Arthur
This is Arthur, my grandfather, newly commissioned around 1939. Six ft tall, handsome, newly married, serious, kind, a lover of nature. I only knew him as a child, a quiet, troubled man who would smoke cigarettes in the garage of his tiny house in Bickley, sipping surreptitiously from the bottle of vodka he kept there.
He was lovely to me, his first grandchild, gentle and calm. He would buy me sweets and read me stories - but I never knew what horrors he had endured. Later, when I was in my early twenties, and shortly before he died from alcohol-related problems, I would visit him and he would slip me a fiver, asking me to buy him a forbidden bottle from the off-licence. I saw him then as a pathetic figure, in the grip of the drink, unable to function. I wish I had had the intelligence and the foresight to understand him better.
Five years after that photograph was taken, he emerged from the Burmese jungle, weighing about 8 stone and riddled with every tropical disease you could think of. My uncle still has the sword of the Japanese officer who came at him, intending to slice off his head. He shot him at point blank range, but he later told my uncle that ‘he came at me, every night, for years’.
He rarely spoke about his war. But one night, he unburdened himself to my uncle. There were heartbreaking tales of young friends and revered superiors being killed beside him in the bloody campaigns of Dunkirk, Crete and Tobruk, but it was when talking about Burma that he started to stumble and stammer. In common with so many others from that terrible campaign, Arthur, it turned out, had had to do the worst thing an officer ever has to do behind enemy lines: he had killed some of his own men, as an act of kindness, because they were too sick or wounded to carry on and no one wanted to end up in the hands of the Japanese.
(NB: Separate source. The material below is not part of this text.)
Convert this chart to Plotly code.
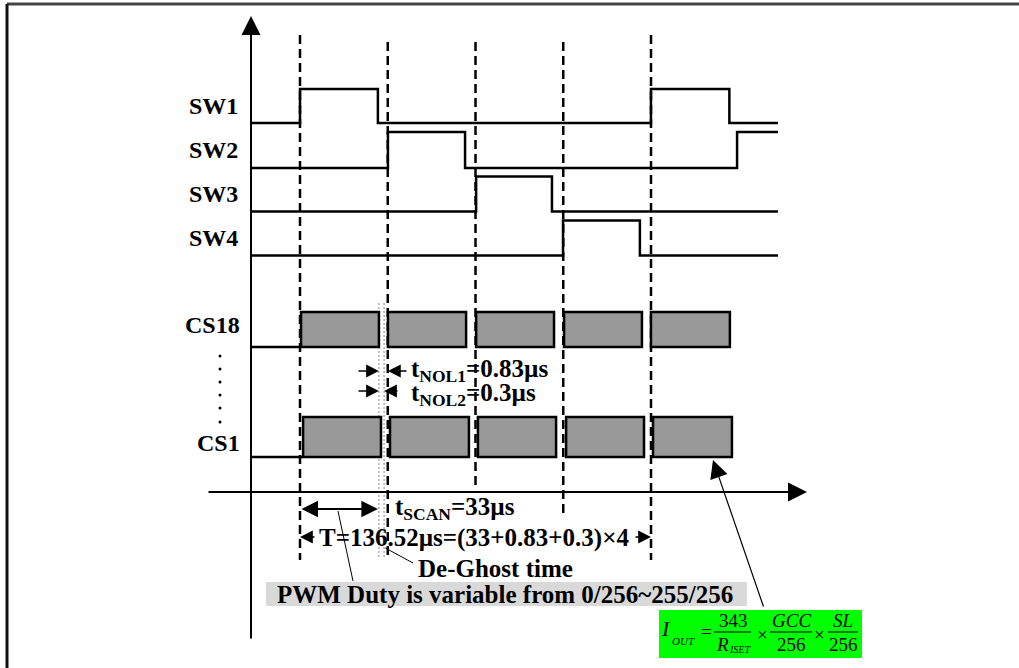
import plotly.graph_objects as go

# ---------------- data (µs) ----------------
T_SCAN = 33
T_NOL1 = 0.83
T_NOL2 = 0.3
T_PERIOD = round((T_SCAN + T_NOL1 + T_NOL2) * 4, 2)   # 136.52
slot_bounds = [0.0, 34.13, 68.26, 102.39, 136.52]      # dashed lines

t_start = -18.7
t_end = 185.9

sw_names = ["SW1", "SW2", "SW3", "SW4"]
sw1_edges = [0.0, 30.3, 136.5, 167.0]
sw2_edges = [34.2, 64.2, 170.0]
sw3_edges = [68.5, 98.0]
sw4_edges = [102.3, 132.2]
sw_edges = [sw1_edges, sw2_edges, sw3_edges, sw4_edges]

cs_names = ["CS18", "CS1"]
cs18_on = [0.4, 34.2, 68.5, 102.7, 136.5]
cs18_off = [30.7, 64.6, 98.8, 133.0, 167.2]
cs1_on = [1.2, 35.0, 69.2, 103.5, 137.3]
cs1_off = [31.5, 65.7, 99.6, 133.8, 168.0]

deghost = [30.7, 32.7]   # dotted de-ghost window

pwm_text = "PWM Duty is variable from 0/256~255/256"
deghost_text = "De-Ghost time"

# ---------------- layout helpers ----------------
W, H = 1019, 668
ORIGIN_PX = 300.0
PX_PER_US = 351.0 / T_PERIOD


def tx(px):
    return (px - ORIGIN_PX) / PX_PER_US


FONT = "Liberation Serif"
BLACK = "#000000"
LW = 2.5

sw_rows = {"SW1": (123, 34), "SW2": (168, 36), "SW3": (211.5, 35), "SW4": (255.5, 35)}
cs_rows = {"CS18": (347, 35), "CS1": (457, 40)}

fig = go.Figure()
shapes = []
ann = []

# frame
shapes.append(dict(type="line", xref="paper", yref="paper", x0=7 / W, x1=1, y0=1 - 4 / H, y1=1 - 4 / H,
                   line=dict(color="#444444", width=3)))
shapes.append(dict(type="line", xref="paper", yref="paper", x0=7 / W, x1=7 / W, y0=1 - 4 / H, y1=0,
                   line=dict(color="#111111", width=3)))

# dashed slot lines
dash_tops = [35, 42, 42, 42, 35]
dash_bots = [560, 558, 490, 513, 560]
for t, y0, y1 in zip(slot_bounds, dash_tops, dash_bots):
    shapes.append(dict(type="line", x0=t, x1=t, y0=y0, y1=y1,
                       line=dict(color=BLACK, width=2.5, dash="9px,5px")))

# dotted de-ghost lines
for t in deghost:
    shapes.append(dict(type="line", x0=t, x1=t, y0=303, y1=558,
                       line=dict(color="#888888", width=1, dash="2px,2px")))

# SW step signals
for name, edges in zip(sw_names, sw_edges):
    low, amp = sw_rows[name]
    xs = [t_start] + edges + [t_end]
    ys = [low]
    lvl = low
    for i in range(len(edges)):
        lvl = low - amp if i % 2 == 0 else low
        ys.append(lvl)
    ys.append(lvl)
    fig.add_trace(go.Scatter(x=xs, y=ys, mode="lines", line=dict(color=BLACK, width=LW, shape="hv"),
                             hoverinfo="skip", showlegend=False))
    ann.append(dict(x=t_start, y=low - amp / 2, text="<b>%s</b>" % name, showarrow=False,
                    xanchor="right", yanchor="middle", xshift=-12,
                    font=dict(family=FONT, size=24, color=BLACK)))

# CS rows
for name, ons, offs, yshift in zip(cs_names, [cs18_on, cs1_on], [cs18_off, cs1_off], [5, -6]):
    low, amp = cs_rows[name]
    fig.add_trace(go.Scatter(x=[t_start, ons[0]], y=[low, low], mode="lines",
                             line=dict(color=BLACK, width=LW), hoverinfo="skip", showlegend=False))
    for a, b in zip(ons, offs):
        shapes.append(dict(type="rect", x0=a, x1=b, y0=low - amp, y1=low,
                           fillcolor="#999999", line=dict(color=BLACK, width=LW)))
    ann.append(dict(x=t_start, y=low - amp / 2, text="<b>%s</b>" % name, showarrow=False,
                    xanchor="right", yanchor="middle", xshift=-10, yshift=yshift,
                    font=dict(family=FONT, size=24, color=BLACK)))

# vertical dots
fig.add_trace(go.Scatter(x=[tx(220)] * 6, y=[356, 369, 382, 395, 408, 422], mode="markers",
                         marker=dict(color=BLACK, size=3), hoverinfo="skip", showlegend=False))


def arrow(x_tip, y_tip, x_tail, y_tail, head=2, width=2, size=1.6, side="end"):
    ann.append(dict(x=x_tip, y=y_tip, ax=x_tail, ay=y_tail, axref="x", ayref="y", xref="x", yref="y",
                    text="", showarrow=True, arrowhead=head, arrowwidth=width, arrowsize=size,
                    arrowside=side, arrowcolor=BLACK, standoff=0, startstandoff=0, startarrowhead=head,
                    startarrowsize=size))


# axes
arrow(tx(251), 16, tx(251), 640, head=2, width=2, size=1.9)
arrow(tx(807), 492, tx(207), 492, head=2, width=2, size=1.9)

# tNOL arrows
arrow(cs18_off[0], 371, tx(357), 371, head=2, width=1.6, size=1.6)
arrow(cs18_on[1], 371, tx(408), 371, head=2, width=1.6, size=1.6)
arrow(deghost[0], 391, tx(357), 391, head=2, width=1.6, size=1.6)
arrow(deghost[1], 391, tx(399), 391, head=2, width=1.6, size=1.6)

# tSCAN double arrow
arrow(sw1_edges[1], 509, slot_bounds[0], 509, head=2, width=2.2, size=1.5, side="end+start")

# T arrows
arrow(slot_bounds[0], 537, tx(316), 537, head=2, width=1.6, size=1.6)
arrow(slot_bounds[-1], 537, tx(634), 537, head=2, width=1.6, size=1.6)

# leader lines
shapes.append(dict(type="line", x0=tx(338), x1=tx(353), y0=511, y1=581, line=dict(color=BLACK, width=1)))
shapes.append(dict(type="line", x0=deghost[1] + 0.5, x1=tx(413), y0=548, y1=563, line=dict(color=BLACK, width=1)))
arrow(tx(713), 460, tx(764), 608, head=2, width=1.2, size=3.0)

tf = dict(family=FONT, size=25, color=BLACK)
ann.append(dict(x=tx(409), y=370, text="<b>t<sub>NOL1</sub>=%sµs</b>" % T_NOL1, showarrow=False,
                xanchor="left", yanchor="middle", font=tf))
ann.append(dict(x=tx(409), y=394, text="<b>t<sub>NOL2</sub>=%sµs</b>" % T_NOL2, showarrow=False,
                xanchor="left", yanchor="middle", font=tf))
ann.append(dict(x=tx(393), y=508, text="<b>t<sub>SCAN</sub>=%sµs</b>" % T_SCAN, showarrow=False,
                xanchor="left", yanchor="middle", font=tf))
ann.append(dict(x=tx(474), y=538, text="<b>T=%sµs=(%s+%s+%s)×4</b>" % (T_PERIOD, T_SCAN, T_NOL1, T_NOL2),
                showarrow=False, xanchor="center", yanchor="middle", font=tf))
ann.append(dict(x=tx(416), y=568, text="<b>%s</b>" % deghost_text, showarrow=False,
                xanchor="left", yanchor="middle", font=tf))

# PWM box
shapes.append(dict(type="rect", x0=tx(266), x1=tx(747), y0=582, y1=606, fillcolor="#d9d9d9",
                   line=dict(width=0), layer="below"))
ann.append(dict(x=tx(505), y=594, text="<b>%s</b>" % pwm_text, showarrow=False,
                xanchor="center", yanchor="middle", font=tf))

# formula
shapes.append(dict(type="rect", x0=tx(659), x1=tx(862), y0=610, y1=658, fillcolor="#00ff00",
                   line=dict(width=0), layer="below"))
ff = dict(family=FONT, size=19, color=BLACK)
ann.append(dict(x=tx(666), y=628, text="<i>I</i>", showarrow=False, xanchor="center", yanchor="middle",
                font=dict(family=FONT, size=22, color=BLACK)))
ann.append(dict(x=tx(670), y=641, text="<i>OUT</i>", showarrow=False, xanchor="left", yanchor="middle",
                font=dict(family=FONT, size=11, color=BLACK)))
ann.append(dict(x=tx(706), y=631, text="=", showarrow=False, xanchor="center", yanchor="middle", font=ff))
ann.append(dict(x=tx(733), y=620, text="343", showarrow=False, xanchor="center", yanchor="middle", font=ff))
ann.append(dict(x=tx(722), y=644, text="<i>R</i>", showarrow=False, xanchor="center", yanchor="middle", font=ff))
ann.append(dict(x=tx(727), y=649, text="<i>ISET</i>", showarrow=False, xanchor="left", yanchor="middle",
                font=dict(family=FONT, size=10, color=BLACK)))
ann.append(dict(x=tx(762), y=634, text="×", showarrow=False, xanchor="center", yanchor="middle", font=ff))
ann.append(dict(x=tx(791), y=620, text="<i>GCC</i>", showarrow=False, xanchor="center", yanchor="middle", font=ff))
ann.append(dict(x=tx(791), y=644, text="256", showarrow=False, xanchor="center", yanchor="middle", font=ff))
ann.append(dict(x=tx(819), y=634, text="×", showarrow=False, xanchor="center", yanchor="middle", font=ff))
ann.append(dict(x=tx(843), y=620, text="<i>SL</i>", showarrow=False, xanchor="center", yanchor="middle", font=ff))
ann.append(dict(x=tx(843), y=644, text="256", showarrow=False, xanchor="center", yanchor="middle", font=ff))
for a, b in [(714, 751), (770, 812), (828, 858)]:
    shapes.append(dict(type="line", x0=tx(a), x1=tx(b), y0=632, y1=632, line=dict(color=BLACK, width=1)))

fig.update_layout(
    width=W, height=H, autosize=False,
    margin=dict(l=0, r=0, t=0, b=0),
    paper_bgcolor="white", plot_bgcolor="white",
    xaxis=dict(range=[tx(0), tx(W)], visible=False, fixedrange=True),
    yaxis=dict(range=[H, 0], visible=False, fixedrange=True),
    shapes=shapes, annotations=ann, showlegend=False,
)

fig.write_html("out.html", config=dict(displayModeBar=False, staticPlot=True),
               post_script="document.body.style.margin='0';document.body.style.overflow='hidden';")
‘I did some things you shouldn’t have to do,’ he said haltingly to my uncle. ‘Nobody can understand.’ He drank hard to silence the memories, and eventually drank himself to death.
The only inkling I ever had of his pain was when once, visiting us in Italy, I woke in the middle of the night to find him pacing wildly, mumbling about ‘dark forces’ that were coming to get us. His intensity was frightening, the lost look in his eyes unfathomable. I’m ashamed to say I never understood. And I don’t think anyone really did.
I raise a glass to you, Arthur, on this 80th anniversary of VJ Day. And I thank you now, in your grave, for your inestimable sacrifice.



Thank you for this story and for the picture of your brave grandfather. Funnily enough I just listened to that section of the audiobook today (which I am very much enjoying).
My granddad too served in Burma. The family story is that he was missing presumed dead for a while, cut off behind Japanese lines for a period. After the war he endured a long long journey home and knocked on his Dad's front door, who answered and told him he'd have to come back later as he was working nights and didn't want to be disturbed!